■ EXERCISE DESCRIPTION:
Reproduce exactly the lines below, from the first through the one containing "actb_mmlv_sd = [None, 0.30, 0.25, 0.13, 0.21]", and nothing more.

========

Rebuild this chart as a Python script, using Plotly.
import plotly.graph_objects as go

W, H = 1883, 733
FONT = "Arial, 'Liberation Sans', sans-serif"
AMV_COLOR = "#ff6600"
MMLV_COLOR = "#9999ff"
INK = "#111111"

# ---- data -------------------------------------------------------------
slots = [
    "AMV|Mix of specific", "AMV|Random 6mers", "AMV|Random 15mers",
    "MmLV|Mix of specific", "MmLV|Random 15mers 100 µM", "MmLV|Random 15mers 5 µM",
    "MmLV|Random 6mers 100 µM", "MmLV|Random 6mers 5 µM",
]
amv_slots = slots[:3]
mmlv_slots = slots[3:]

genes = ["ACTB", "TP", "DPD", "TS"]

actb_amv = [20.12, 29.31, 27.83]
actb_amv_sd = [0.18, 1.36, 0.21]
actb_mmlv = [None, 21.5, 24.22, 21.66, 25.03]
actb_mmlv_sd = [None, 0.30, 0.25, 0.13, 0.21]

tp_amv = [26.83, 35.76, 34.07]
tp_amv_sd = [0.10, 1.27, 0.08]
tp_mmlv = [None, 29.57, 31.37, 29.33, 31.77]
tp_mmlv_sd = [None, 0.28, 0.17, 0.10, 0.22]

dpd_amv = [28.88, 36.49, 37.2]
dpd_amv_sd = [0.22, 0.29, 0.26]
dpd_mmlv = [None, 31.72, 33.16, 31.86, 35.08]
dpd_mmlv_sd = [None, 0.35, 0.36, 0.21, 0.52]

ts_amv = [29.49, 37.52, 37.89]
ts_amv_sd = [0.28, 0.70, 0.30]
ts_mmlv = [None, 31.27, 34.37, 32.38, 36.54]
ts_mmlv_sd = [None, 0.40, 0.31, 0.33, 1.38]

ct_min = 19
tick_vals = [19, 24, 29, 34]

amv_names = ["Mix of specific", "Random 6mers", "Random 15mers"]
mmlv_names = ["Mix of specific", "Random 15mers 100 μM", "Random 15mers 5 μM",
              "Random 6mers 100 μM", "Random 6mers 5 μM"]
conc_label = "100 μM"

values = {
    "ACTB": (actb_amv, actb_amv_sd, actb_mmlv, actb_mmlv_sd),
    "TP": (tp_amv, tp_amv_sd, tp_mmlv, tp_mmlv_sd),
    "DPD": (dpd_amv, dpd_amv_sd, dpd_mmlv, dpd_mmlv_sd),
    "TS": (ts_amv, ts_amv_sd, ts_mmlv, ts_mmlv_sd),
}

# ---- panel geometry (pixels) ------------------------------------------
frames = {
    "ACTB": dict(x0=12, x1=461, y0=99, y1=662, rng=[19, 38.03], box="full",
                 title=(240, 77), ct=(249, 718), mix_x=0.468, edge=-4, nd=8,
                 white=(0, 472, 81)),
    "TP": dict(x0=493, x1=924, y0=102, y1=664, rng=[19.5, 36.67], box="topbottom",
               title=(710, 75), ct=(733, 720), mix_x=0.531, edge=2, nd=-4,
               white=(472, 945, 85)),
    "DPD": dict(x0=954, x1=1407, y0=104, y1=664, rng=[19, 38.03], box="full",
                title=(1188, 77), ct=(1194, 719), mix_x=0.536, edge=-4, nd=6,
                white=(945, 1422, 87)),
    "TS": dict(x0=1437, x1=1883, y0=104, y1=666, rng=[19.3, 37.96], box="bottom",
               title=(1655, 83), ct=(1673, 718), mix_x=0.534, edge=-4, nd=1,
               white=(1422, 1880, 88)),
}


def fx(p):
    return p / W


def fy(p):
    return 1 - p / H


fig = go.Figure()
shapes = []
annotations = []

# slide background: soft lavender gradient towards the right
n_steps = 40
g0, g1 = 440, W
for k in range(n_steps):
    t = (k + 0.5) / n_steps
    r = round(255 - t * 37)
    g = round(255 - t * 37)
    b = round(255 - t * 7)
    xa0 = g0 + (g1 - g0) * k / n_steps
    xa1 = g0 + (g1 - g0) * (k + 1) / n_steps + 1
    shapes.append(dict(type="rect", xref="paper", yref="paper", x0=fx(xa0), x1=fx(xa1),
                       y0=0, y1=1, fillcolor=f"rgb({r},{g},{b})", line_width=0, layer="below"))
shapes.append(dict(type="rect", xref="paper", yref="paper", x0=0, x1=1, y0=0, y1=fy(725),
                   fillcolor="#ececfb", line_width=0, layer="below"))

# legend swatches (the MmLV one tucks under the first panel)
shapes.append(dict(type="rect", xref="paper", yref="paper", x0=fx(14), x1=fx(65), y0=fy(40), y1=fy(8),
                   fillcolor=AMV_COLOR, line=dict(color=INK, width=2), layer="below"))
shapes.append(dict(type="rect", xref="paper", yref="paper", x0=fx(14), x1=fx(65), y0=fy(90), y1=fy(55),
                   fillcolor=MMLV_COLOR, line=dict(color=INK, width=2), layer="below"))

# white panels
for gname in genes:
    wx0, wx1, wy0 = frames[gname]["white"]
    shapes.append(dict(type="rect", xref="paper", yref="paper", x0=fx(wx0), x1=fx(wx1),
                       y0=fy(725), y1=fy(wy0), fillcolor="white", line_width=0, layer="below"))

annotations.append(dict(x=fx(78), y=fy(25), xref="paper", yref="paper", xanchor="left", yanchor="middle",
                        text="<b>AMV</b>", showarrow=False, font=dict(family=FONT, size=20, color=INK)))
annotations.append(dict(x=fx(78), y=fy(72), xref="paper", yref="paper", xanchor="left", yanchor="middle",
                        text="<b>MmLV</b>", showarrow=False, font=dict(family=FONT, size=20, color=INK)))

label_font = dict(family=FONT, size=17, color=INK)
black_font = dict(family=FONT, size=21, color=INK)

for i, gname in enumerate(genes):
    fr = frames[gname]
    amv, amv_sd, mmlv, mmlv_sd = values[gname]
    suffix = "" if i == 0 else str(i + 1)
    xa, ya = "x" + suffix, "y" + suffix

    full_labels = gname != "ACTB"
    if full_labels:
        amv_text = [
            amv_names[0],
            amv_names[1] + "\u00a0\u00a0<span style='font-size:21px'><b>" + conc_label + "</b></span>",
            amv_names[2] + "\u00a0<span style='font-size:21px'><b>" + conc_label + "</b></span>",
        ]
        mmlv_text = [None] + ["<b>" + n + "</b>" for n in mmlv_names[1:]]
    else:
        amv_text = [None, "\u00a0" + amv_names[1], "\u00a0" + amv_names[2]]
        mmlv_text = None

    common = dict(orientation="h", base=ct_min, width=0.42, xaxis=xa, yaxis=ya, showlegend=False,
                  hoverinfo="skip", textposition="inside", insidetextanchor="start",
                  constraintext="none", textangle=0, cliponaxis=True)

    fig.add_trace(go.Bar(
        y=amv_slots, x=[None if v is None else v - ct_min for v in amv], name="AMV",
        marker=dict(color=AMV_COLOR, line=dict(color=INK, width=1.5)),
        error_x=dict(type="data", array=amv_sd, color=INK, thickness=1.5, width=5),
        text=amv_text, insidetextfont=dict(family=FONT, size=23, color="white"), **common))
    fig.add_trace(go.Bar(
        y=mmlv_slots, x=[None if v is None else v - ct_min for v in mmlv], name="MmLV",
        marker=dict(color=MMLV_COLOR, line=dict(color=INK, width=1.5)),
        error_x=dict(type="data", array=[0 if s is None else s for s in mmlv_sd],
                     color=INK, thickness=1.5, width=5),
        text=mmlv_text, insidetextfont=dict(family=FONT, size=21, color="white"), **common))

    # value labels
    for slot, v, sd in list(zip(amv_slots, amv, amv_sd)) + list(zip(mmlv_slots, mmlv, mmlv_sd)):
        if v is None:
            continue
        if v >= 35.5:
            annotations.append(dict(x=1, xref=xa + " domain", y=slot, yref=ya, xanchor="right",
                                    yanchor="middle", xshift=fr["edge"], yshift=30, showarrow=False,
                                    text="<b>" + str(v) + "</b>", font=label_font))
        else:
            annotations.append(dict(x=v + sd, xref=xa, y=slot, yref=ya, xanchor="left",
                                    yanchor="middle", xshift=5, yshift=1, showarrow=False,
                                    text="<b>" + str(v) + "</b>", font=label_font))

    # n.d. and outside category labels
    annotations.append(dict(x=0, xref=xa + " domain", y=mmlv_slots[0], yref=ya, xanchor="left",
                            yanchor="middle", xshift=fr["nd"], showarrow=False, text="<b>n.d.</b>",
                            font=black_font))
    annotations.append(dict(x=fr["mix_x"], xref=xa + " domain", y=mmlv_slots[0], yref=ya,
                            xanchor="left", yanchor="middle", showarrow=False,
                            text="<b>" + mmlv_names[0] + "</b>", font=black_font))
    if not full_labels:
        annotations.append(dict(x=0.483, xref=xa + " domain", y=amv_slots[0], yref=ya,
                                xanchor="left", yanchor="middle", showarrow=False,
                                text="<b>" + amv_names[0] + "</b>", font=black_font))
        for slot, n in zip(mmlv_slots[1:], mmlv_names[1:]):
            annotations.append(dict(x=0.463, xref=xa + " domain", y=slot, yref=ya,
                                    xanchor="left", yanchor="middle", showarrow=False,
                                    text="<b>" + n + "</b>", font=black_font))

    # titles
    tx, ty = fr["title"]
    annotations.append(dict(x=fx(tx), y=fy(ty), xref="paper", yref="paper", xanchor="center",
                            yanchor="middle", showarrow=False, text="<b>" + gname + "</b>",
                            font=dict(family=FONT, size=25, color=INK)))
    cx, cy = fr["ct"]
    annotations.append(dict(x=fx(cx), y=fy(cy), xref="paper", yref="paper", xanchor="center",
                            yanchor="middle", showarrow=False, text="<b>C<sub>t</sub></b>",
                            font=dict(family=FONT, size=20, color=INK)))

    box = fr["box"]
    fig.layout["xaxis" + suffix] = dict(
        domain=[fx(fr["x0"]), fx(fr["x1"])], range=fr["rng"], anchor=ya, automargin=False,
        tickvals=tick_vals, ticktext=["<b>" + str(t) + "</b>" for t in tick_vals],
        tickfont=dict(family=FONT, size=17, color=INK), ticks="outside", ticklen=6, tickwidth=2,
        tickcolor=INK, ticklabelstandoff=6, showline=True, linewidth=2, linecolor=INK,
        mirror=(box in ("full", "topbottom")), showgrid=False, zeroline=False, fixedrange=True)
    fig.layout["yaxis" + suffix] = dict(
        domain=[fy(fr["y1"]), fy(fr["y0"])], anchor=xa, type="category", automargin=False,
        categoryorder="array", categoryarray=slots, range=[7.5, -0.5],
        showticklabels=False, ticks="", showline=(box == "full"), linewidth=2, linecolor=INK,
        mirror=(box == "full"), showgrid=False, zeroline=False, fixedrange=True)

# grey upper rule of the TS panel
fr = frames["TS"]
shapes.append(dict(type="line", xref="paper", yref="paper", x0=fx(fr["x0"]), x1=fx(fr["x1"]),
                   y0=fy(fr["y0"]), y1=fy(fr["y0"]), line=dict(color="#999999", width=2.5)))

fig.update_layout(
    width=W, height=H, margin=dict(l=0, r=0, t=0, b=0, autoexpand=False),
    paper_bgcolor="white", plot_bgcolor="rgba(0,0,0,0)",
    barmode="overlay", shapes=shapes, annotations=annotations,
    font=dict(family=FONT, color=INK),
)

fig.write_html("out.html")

========

■ COMPLETED TASK:
Rebuild this chart as a Python script, using Plotly.
import plotly.graph_objects as go

W, H = 1883, 733
FONT = "Arial, 'Liberation Sans', sans-serif"
AMV_COLOR = "#ff6600"
MMLV_COLOR = "#9999ff"
INK = "#111111"

# ---- data -------------------------------------------------------------
slots = [
    "AMV|Mix of specific", "AMV|Random 6mers", "AMV|Random 15mers",
    "MmLV|Mix of specific", "MmLV|Random 15mers 100 µM", "MmLV|Random 15mers 5 µM",
    "MmLV|Random 6mers 100 µM", "MmLV|Random 6mers 5 µM",
]
amv_slots = slots[:3]
mmlv_slots = slots[3:]

genes = ["ACTB", "TP", "DPD", "TS"]

actb_amv = [20.12, 29.31, 27.83]
actb_amv_sd = [0.18, 1.36, 0.21]
actb_mmlv = [None, 21.5, 24.22, 21.66, 25.03]
actb_mmlv_sd = [None, 0.30, 0.25, 0.13, 0.21]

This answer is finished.